The project includes the 2,000-seat, open-air, free-span Hardesty National BMX Stadium and a USA BMX headquarters building that will also be home to the organization’s Hall of Fame, foundation, training facilities and pro shop.

“What makes this stadium interesting is we’ll have it programmed six days a week,” Fernandez said. “So during the day, we’ll have field trips with our STEM and STEAM programs through our foundation, bringing schools in.

“We’ll also have coaching, so parents who want to try BMX, we’ll have bikes and helmets for them as well as professional coaches that can teach them. … And then we’re also going to have local and regional practices and races every weekend.

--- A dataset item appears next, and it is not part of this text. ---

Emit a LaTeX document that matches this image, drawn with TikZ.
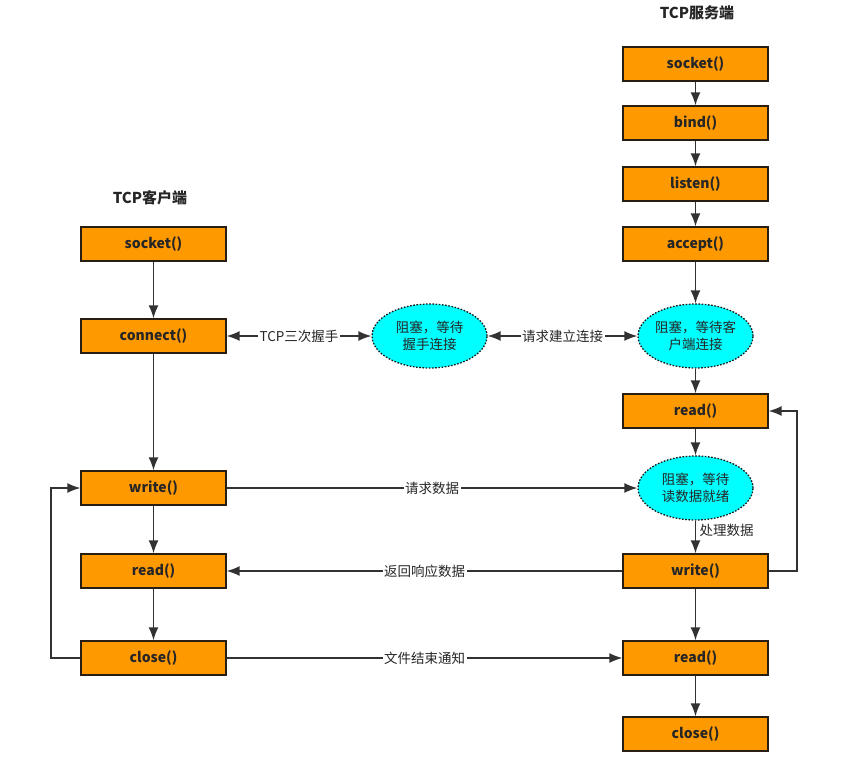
\documentclass[tikz,border=0pt]{standalone}
\usepackage{fontspec}
\setmainfont{Noto Sans CJK SC}
\usetikzlibrary{shapes.geometric,arrows.meta}
\definecolor{boxfill}{RGB}{255,153,0}
\definecolor{boxline}{RGB}{40,30,20}
\definecolor{ellfill}{RGB}{0,255,255}
\definecolor{linec}{RGB}{50,50,50}
\begin{document}
\begin{tikzpicture}[x=1pt,y=-1pt,
  fn/.style={draw=boxline,line width=1.3pt,fill=boxfill,minimum width=145pt,minimum height=34pt,inner sep=0pt,font=\fontsize{14}{16}\selectfont\bfseries,text=black!85},
  wait/.style={ellipse,draw=black!90,line width=1.3pt,dash pattern=on 1.6pt off 1.6pt,fill=ellfill,minimum width=115pt,minimum height=64pt,inner sep=0pt,align=center,font=\fontsize{13.5}{17}\selectfont,text=black!85},
  ttl/.style={font=\fontsize{15}{17}\selectfont\bfseries,text=black!85},
  conn/.style={draw=linec,line width=1.4pt,-{Latex[length=13pt,width=10pt]}},
  both/.style={draw=linec,line width=1.4pt,{Latex[length=13pt,width=10pt]}-{Latex[length=13pt,width=10pt]}},
  lbl/.style={fill=white,inner sep=1.5pt,font=\fontsize{13.5}{15}\selectfont,text=black!85}]
\useasboundingbox (0,0) rectangle (850,756);
% titles
\node[ttl] (ct) at (150,198) {TCP客户端};
\node[ttl] (st) at (697,13) {TCP服务端};
% client
\node[fn] (csock) at (153.5,244) {socket()};
\node[fn] (cconn) at (153.5,336) {connect()};
\node[fn] (cwrite) at (153.5,488) {write()};
\node[fn] (cread) at (153.5,571) {read()};
\node[fn] (cclose) at (153.5,658) {close()};
% middle
\node[wait] (mid) at (429.5,336) {阻塞，等待\\握手连接};
% server
\node[fn] (ssock) at (695.5,64) {socket()};
\node[fn] (sbind) at (695.5,123) {bind()};
\node[fn] (slisten) at (695.5,184) {listen()};
\node[fn] (saccept) at (695.5,244) {accept()};
\node[wait] (swait) at (695.5,336) {阻塞，等待客\\户端连接};
\node[fn] (sread) at (695.5,411) {read()};
\node[wait] (sdata) at (695.5,488) {阻塞，等待\\读数据就绪};
\node[fn] (swrite) at (695.5,571) {write()};
\node[fn] (sread2) at (695.5,658) {read()};
\node[fn] (sclose) at (695.5,734) {close()};
% client chain
\draw[conn] (csock) -- (cconn);
\draw[conn] (cconn) -- (cwrite);
\draw[conn] (cwrite) -- (cread);
\draw[conn] (cread) -- (cclose);
\coordinate (cl1) at (51,658);
\coordinate (cl2) at (51,488);
\draw[conn] (cclose.west) -- (cl1) -- (cl2) -- (cwrite.west);
% server chain
\draw[conn] (ssock) -- (sbind);
\draw[conn] (sbind) -- (slisten);
\draw[conn] (slisten) -- (saccept);
\draw[conn] (saccept) -- (swait);
\draw[conn] (swait) -- (sread);
\draw[conn] (sread) -- (sdata);
\draw[conn] (sdata) -- node[lbl,right,fill=none,xshift=2pt,pos=0.3] {处理数据} (swrite);
\draw[conn] (swrite) -- (sread2);
\draw[conn] (sread2) -- (sclose);
\coordinate (sr1) at (797,571);
\coordinate (sr2) at (797,411);
\draw[conn] (swrite.east) -- (sr1) -- (sr2) -- (sread.east);
% cross links
\draw[both] (cconn.east) -- node[lbl] {TCP三次握手} (mid.west);
\draw[both] (mid.east) -- node[lbl] {请求建立连接} (swait.west);
\draw[conn] (cwrite.east) -- node[lbl] {请求数据} (sdata.west);
\draw[conn] (swrite.west) -- node[lbl] {返回响应数据} (cread.east);
\draw[conn] (cclose.east) -- node[lbl] {文件结束通知} (sread2.west);
\end{tikzpicture}
\end{document}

The other thing you are going to see is national events.”

USA BMX has also secured three “one-off” events that will be held at the new BMX facility next year: Stacyc (Harley Davidson) World Championship; Vintage National BMX and bike show; and the Pro Invitational.

The two-story headquarters building includes office space for about 25 people. The facility will not only be home to USA BMX and USA BMX foundation workers, but will have room for employees of USA BMX’s newly formed freestyle division and a BMX engineering and track design company called ABA Ethos.

City officials had initially said about 40 to 50 USA BMX employees would be moving to Tulsa from the organization’s existing headquarters in Gilbert, Arizona, but Fernandez said that only two have actually made the move because most of the Arizona-based team travels nonstop.

Instead, he plans to hire about 25 people to staff the facilities in Tulsa.

The USA BMX project has taken longer and cost more than initially expected. City officials, buoyed by Expo Square’s long history of hosting the USA BMX Grand Nationals, in 2016 proposed including $15 million in the Vision Tulsa sales tax package to lure USA BMX to Tulsa.

The initial proposal called for building the headquarters and stadium at Expo Square, but that arrangement fell through after USA BMX and Expo Square could not come to terms on an agreement.

The city later announced the project would be built on the Evans-Fintube site just north of downtown as part of an effort to revitalize the area in and around the historic Greenwood District.

“I told our team that I wanted to make a collage, because I honestly think I have 12 different site sketches,” Fernandez said. “How about here? How about here? How about here?”

The price tag for the project is $23 million. The city is using $6.5 million in city funds and a $1.5 million donation from the Hardesty Family Foundation to fill the gap between the funding approved by voters and the actual cost.

The city has issued requests for proposals for a mixed-use development on the south end of the 22.3-acre Evans-Fintube property that could include the restoration of the historic Evans building, also known as the Oklahoma Iron Works Building.

The RFP calls for projects that would enhance and celebrate the cultural diversity of north Tulsa and the Greenwood District.

Fernandez said that history — and Tulsa’s growth over the last half-dozen years — has helped make Tulsa a place the BMX community is embracing.

“When the (USA BMX) team comes here, or riders, and they go through downtown, (they say) ‘Oh my gosh,’” Fernandez said. “So people are getting hooked on Tulsa.”